Like his father and grandfather before him, the Rebbe served as president of the Kollel Vohlin (Association of Ukrainian Jews in Palestine), distributing large amounts of charity money in Israel each year. He also gave all the pidyonos (redemption-money) he received from people giving him kvitlach to the Boyaner chesed fund, earmarked for the poor in Israel. Like all descendants of the Ruzhiner dynasty, he carried a Turkish passport that identified him as a citizen of Palestine. Although he desired to resettle in Israel, he was unable to do so due to poor health.

The Rebbe visited Israel four times, in 1949, 1953, 1958 and 1960. On his first trip, he visited his brother Rabbi Yisroel, the Boyaner Rebbe of Leipzig and Tel Aviv, whom he hadn't seen in 22 years. On two later visits, Rabbi Mordechai Shlomo took the honor of lighting the first bonfire at the Lag BaOmer celebration at the tomb of Rabbi Shimon Bar Yochai in Meron, Israel. This privilege had been purchased by his grandfather, the Sadigura Rebbe, from the Sephardi guardians of Meron and Safed; the Sadigura Rebbe bequeathed this honor to his eldest son, Rabbi Yitzchok, the first Boyaner Rebbe, and his progeny. During the 13 years that he lived in Tel Aviv, Rabbi Yisroel lit the first bonfire in Meron each year; after his death, Rabbi Mordechai Shlomo inherited the privilege. When he wasn't able to travel to Israel for Lag BaOmer, Rabbi Mordechai Shlomo appointed Rabbi Simcha Kaplan, the Rav of Safed, to light the first bonfire in his stead.

In 1948 the Ruzhiner synagogue in the Old City of Jerusalem, Tiferet Yisroel (also called the Nissan Beck Synagogue), which was completed by the Sadigura Rebbe, Rabbi Avrohom Yaakov Friedman, in 1872, was destroyed by the Arab Legion during the 1948 Arab-Israeli War. On his trip to Israel in 1953, the Boyaner Rebbe of New York laid the foundations for a new Ruzhiner Torah centre in the New City of Jerusalem. In 1957 the Ruzhiner yeshiva, called Mesivta Tiferet Yisroel, was inaugurated with the support of all of the Rebbes of the Ruzhiner dynasty. A large synagogue was built adjacent to it, also bearing the name Tiferet Yisroel. The design of the synagogue, located on the western end of Malkhei Yisrael Street close to the Central Bus Station, includes a large white dome, reminiscent of the domed Tiferet Yisroel Synagogue that was destroyed in the Old City.

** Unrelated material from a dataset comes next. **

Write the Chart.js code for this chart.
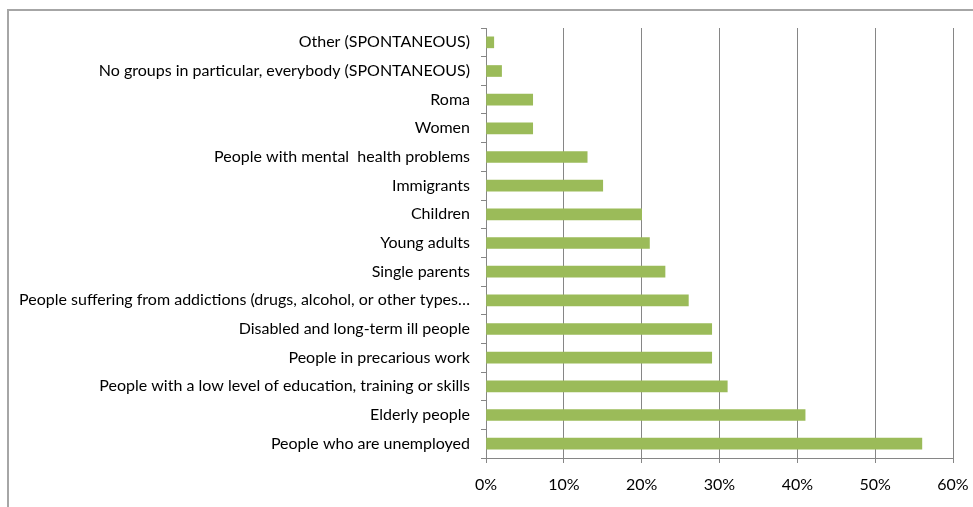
<!DOCTYPE html>
<html>
<head>
<meta charset="utf-8">
<script src="https://cdn.jsdelivr.net/npm/chart.js@4/dist/chart.umd.min.js"></script>
<style>
  html, body { margin: 0; padding: 0; background: #fff; overflow: hidden; }
  #frame { position: absolute; left: 7px; top: 9px; width: 1100px; height: 700px; border: 2px solid #a6a6a6; box-sizing: border-box; }
  #wrap { position: absolute; left: 0; top: 0; width: 973px; height: 507px; }
</style>
</head>
<body>
<div id="frame"></div>
<div id="wrap"><canvas id="c" width="973" height="507"></canvas></div>
<script>
const categories = [
  "Other (SPONTANEOUS)",
  "No groups in particular, everybody (SPONTANEOUS)",
  "Roma",
  "Women",
  "People with mental  health problems",
  "Immigrants",
  "Children",
  "Young adults",
  "Single parents",
  "People suffering from addictions (drugs, alcohol, or other types\u2026",
  "Disabled and long-term ill people",
  "People in precarious work",
  "People with a low level of education, training or skills",
  "Elderly people",
  "People who are unemployed"
];
const values = [1, 2, 6, 6, 13, 15, 20, 21, 23, 26, 29, 29, 31, 41, 56];
const xTicks = [0, 10, 20, 30, 40, 50, 60];

const FONT = "Lato, 'Liberation Sans', sans-serif";
const AXIS = '#868686';

new Chart(document.getElementById('c'), {
  type: 'bar',
  data: {
    labels: categories,
    datasets: [{
      data: values,
      backgroundColor: '#9BBB59',
      borderWidth: 0,
      barThickness: 11
    }]
  },
  options: {
    indexAxis: 'y',
    responsive: false,
    animation: false,
    devicePixelRatio: 1,
    layout: { padding: { left: 0, right: 20, top: 28, bottom: 0 } },
    plugins: { legend: { display: false }, tooltip: { enabled: false } },
    scales: {
      x: {
        min: 0, max: 60,
        afterBuildTicks: (s) => { s.ticks = xTicks.map(v => ({ value: v })); },
        afterFit: (s) => { s.height = 49; s.paddingLeft = 0; s.paddingRight = 0; },
        grid: { color: AXIS, lineWidth: 1, tickLength: 5, drawOnChartArea: true },
        border: { display: true, color: AXIS, width: 1 },
        ticks: {
          padding: 12,
          color: '#000',
          font: { family: FONT, size: 16 },
          callback: (v) => v + '%'
        }
      },
      y: {
        afterFit: (s) => { s.width = 486; s.paddingTop = 0; s.paddingBottom = 0; },
        grid: { display: true, drawOnChartArea: false, drawTicks: true, tickLength: 5, color: AXIS, offset: true },
        border: { display: true, color: AXIS, width: 1 },
        ticks: {
          padding: 11,
          color: '#000',
          autoSkip: false,
          font: { family: FONT, size: 16 }
        }
      }
    }
  }
});
</script>
</body>
</html>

==Final years and succession==
In his last years the Rebbe suffered from severe arthritis and a heart condition. After suffering a stroke in 1967, he moved to the Upper West Side to be near his children. Another kloiz was established on the ground floor of the apartment building where he spent his final years. He continued to see his Hasidim and participate in communal affairs despite his failing health. He died after another stroke on 2 March 1971 (5 Adar 5731). Tens of thousands accompanied his bier in a funeral procession in the streets of Jerusalem to the Mount of Olives, where he was buried at night on the heights of the mountain. His wife predeceased him a few months earlier.

The Rebbe's death left the Boyaner Hasidim leaderless. The Rebbe's brother Avrohom Yaakov, the Boyaner Rebbe in Lemberg, and the successors of his brother Rabbi Menachem Nachum, the Boyaner Rebbes in Chernowitz, had all been murdered by the Nazis, while his brother Rabbi Yisroel, the Boyaner Rebbe in Leipzig/Tel Aviv, had had only daughters and was not succeeded by his sons-in-law.

His followers approached the Rebbe's eldest son, Yisroel, to become the next Rebbe, but he declined. The Hasidim then asked the Rebbe's daughter Malka and her husband, Rabbi Dr. Menachem Mendel Brayer, a lecturer at Yeshiva University, to offer one of their two young sons for the leadership. The eldest, Yigal, an aerospace engineer, was suggested and then rejected. The lot fell to the younger son, Nachum Dov (born 1959), who then enrolled at the Ruzhiner yeshiva in Jerusalem to prepare himself for the task. On Hanukkah 1984, at the age of 25, Rabbi Nachum Dov Brayer was crowned Boyaner Rebbe. The Hasidut is now headquartered in Jerusalem, where the Rebbe resides.